Читать книгу Опыты литературной инженерии. Книга 3 - Александр Гофштейн, А. И. Гофштейн - Страница 7

Приобщение

Оглавление

Вот так он и дожил до сорока лет. На семь лет пережил Христа. И решил сделать обрезание.

Фамилия у него была Фришберг, что переводилось довольно загадочно. Как «Свежая гора» или «Горная свежесть» – черт его знает. А звали Петя.

У него был друг-хирург с фамилией Гольдберг, что подтверждало правильность выбора.

Приняв решение, Петя позвонил Гольдбергу и заявил о своем желании упрочить свою принадлежность к иудаизму, в котором он ровно ничего не смыслил.

Гольдберг, что переводилось как «Золотая гора», ответил в трубку с легким коньячным акцентом:

– Нет проблем. Приходи в субботу. Я дежурю. Все обстряпаем в лучшем виде!

И надо ж – такое совпадение! В субботу, и в самый Песах, еврейскую Пасху, поплелся Петя на обрезание. Давши слово – держись. Ему было неудобно перед Гольдбергом, которому он таки дал обещание прибыть ровно в десять.

Гольдберга на месте не оказалось. Зато был его ассистент – Хабибуллин. Черт его знает, как это переводится с татарского.

Петя назвал свою фамилию. Хабибуллин пожал плечами. Петя уточнил, что он договорился с доктором Гольдбергом об обрезании. Хабибуллин заулыбался:

– Конечно, конечно. Доктор мне говорил. Все обстряпаем в лучшем виде!

Петю отвели в операционную и обмазали причинное место йодом.

Хабибуллин постоянно куда-то исчезал, так что Петя тосковал на топчане, имея все, измазанное йодом.

Наконец, Хабибуллин появился прочно и привел с собой маленького молодого узбека. Фамилии не помню.

Узбека Хабибуллин представил как практиканта, для которого эта пустяковая операция должна быть практическим пособием.

Петя не возражал. Он замерз в холодной операционной и весь скукожился от йода.

Во второй главе Книги Бытия сказано: «И благословил Бог седьмой день, и освятил его, ибо в оный почил от всех дел своих, которые Бог творил и созидал». Сказано – нельзя работать в шабат, то есть в седьмой день недели – субботу, значит, нельзя! Ибо в этот день по определению ни хрена толкового не должно получиться!

Врачи принялись за дело. Хабибуллин надел очки. Работали в четыре руки. И все обмотали бинтом до неприличных размеров.

С трудом втиснувшись в джинсы, Петя поехал домой на метро, потому как управлять машиной в бедственном состоянии был не в силах.

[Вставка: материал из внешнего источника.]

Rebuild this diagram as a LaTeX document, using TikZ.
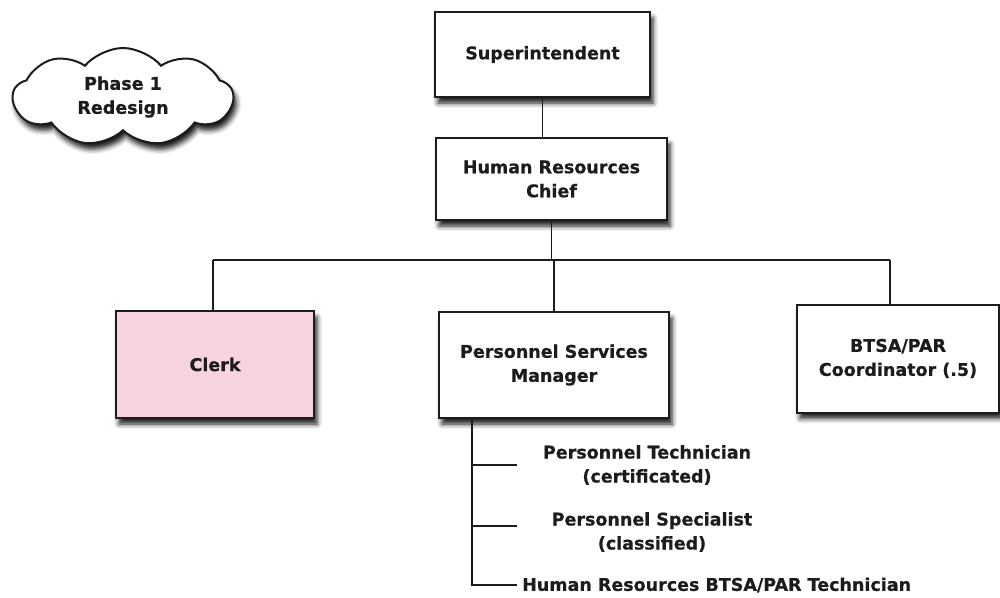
\documentclass[tikz,border=0pt]{standalone}
\usepackage{fontspec}
\setmainfont{DejaVu Sans}
\newfontfamily\heavy[FakeBold=0.6]{DejaVu Sans Bold}
\usetikzlibrary{shapes.symbols,shadows.blur}
\definecolor{pinkfill}{HTML}{F8D4E0}
\definecolor{edge}{HTML}{1C1C1C}
\begin{document}
\begin{tikzpicture}[x=1pt,y=-1pt,
  txt/.style={font=\heavy\fontsize{17.5}{24}\selectfont, align=center, text=edge},
  shade/.style={blur shadow={shadow xshift=3pt, shadow yshift=-6pt, shadow blur radius=5pt, shadow opacity=90}},
  box/.style={txt, shade, draw=edge, line width=2pt, fill=white, inner sep=0pt},
  conn/.style={draw=edge, line width=1.5pt},
  lbl/.style={txt, inner sep=0pt}]
\useasboundingbox (0,0) rectangle (1000,597);

\node[box, minimum width=215pt, minimum height=85pt] (super) at (542.5,54.5) {Superintendent};
\node[box, minimum width=231pt, minimum height=82pt] (hrc) at (551.5,179) {Human Resources\\Chief};
\node[box, fill=pinkfill, minimum width=198pt, minimum height=107pt] (clerk) at (215,364.5) {Clerk};
\node[box, minimum width=230pt, minimum height=106pt] (psm) at (554,365) {Personnel Services\\Manager};
\node[box, minimum width=202pt, minimum height=108pt] (btsa) at (898,358.5) {BTSA/PAR\\Coordinator (.5)};

\node[txt, shade, draw=edge, line width=2pt, fill=white, cloud, cloud puffs=9, cloud puff arc=100, aspect=2.2,
  minimum width=220pt, minimum height=98pt, inner sep=0pt]
  (cloud) at (123,97) {Phase 1\\Redesign};

\coordinate (bl) at (213,260);
\coordinate (br) at (890,260);
\coordinate (trunk) at (472,418);
\coordinate (b1) at (517,465);
\coordinate (b2) at (517,526);
\coordinate (b3) at (517,585);

\node[lbl] (t1) at (647,465) {Personnel Technician\\(certificated)};
\node[lbl] (t2) at (652,532) {Personnel Specialist\\(classified)};
\node[lbl, anchor=west] (t3) at (522,585) {Human Resources BTSA/PAR Technician};

\draw[conn] (super.south) -- (super.south |- hrc.north);
\draw[conn] (hrc.south) -- (hrc.south |- bl);
\draw[conn] (bl) -- (br);
\draw[conn] (bl) -- (bl |- clerk.north);
\draw[conn] (br) -- (br |- btsa.north);
\draw[conn] (psm.north |- bl) -- (psm.north);
\draw[conn] (trunk) -- (trunk |- b3) -- (b3);
\draw[conn] (trunk |- b1) -- (b1);
\draw[conn] (trunk |- b2) -- (b2);
\end{tikzpicture}
\end{document}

Через день он пришел на перевязку. Все трое были на месте. Гольдберг мыл руки и напевал про очи черные. Хабибуллин ел колбасу на подоконнике. Узбек сидел на корточках под кварцевой лампой.

Петю разбинтовали в четыре руки. Подошел улыбающийся Гольдберг и перестал улыбаться.

Петя посмотрел вниз и обмер: складки кожи были подшиты в противоположных направлениях, таким кандибобером, что образовали какое-то подобие восьмерки или самолетного пропеллера.

Хабибуллин снял и начал протирать очки. А узбек к уда-то ушел вместе с кварцевой лампой.

– Да, – после долгой паузы вымолвил Гольдберг. – Повезло-таки твоей жене!

Коньяк, который Петя принес в газетной трубке, выпили вчетвером. Потому как пришел молодой узбек и принес кварцевую лампу. Закусывали остатками колбасы Хабибуллина. Колбаса была противной, с большими кусками сала. Хабибуллин сказал, что колбаса конская.

Петя шел к метро и плакал. На машине в бедственном состоянии он ехать был не в силах.

В шабат – еврейскую субботу, в самый Песах – великую еврейскую Пасху, приобщился Петя Фришберг к таинствам иудаизма. Ни черта он в иудаизме так и не понял, как ни черта не смыслили в исполнении обряда обрезания татарин Хабибуллин и молодой узбек. Фамилии не помню.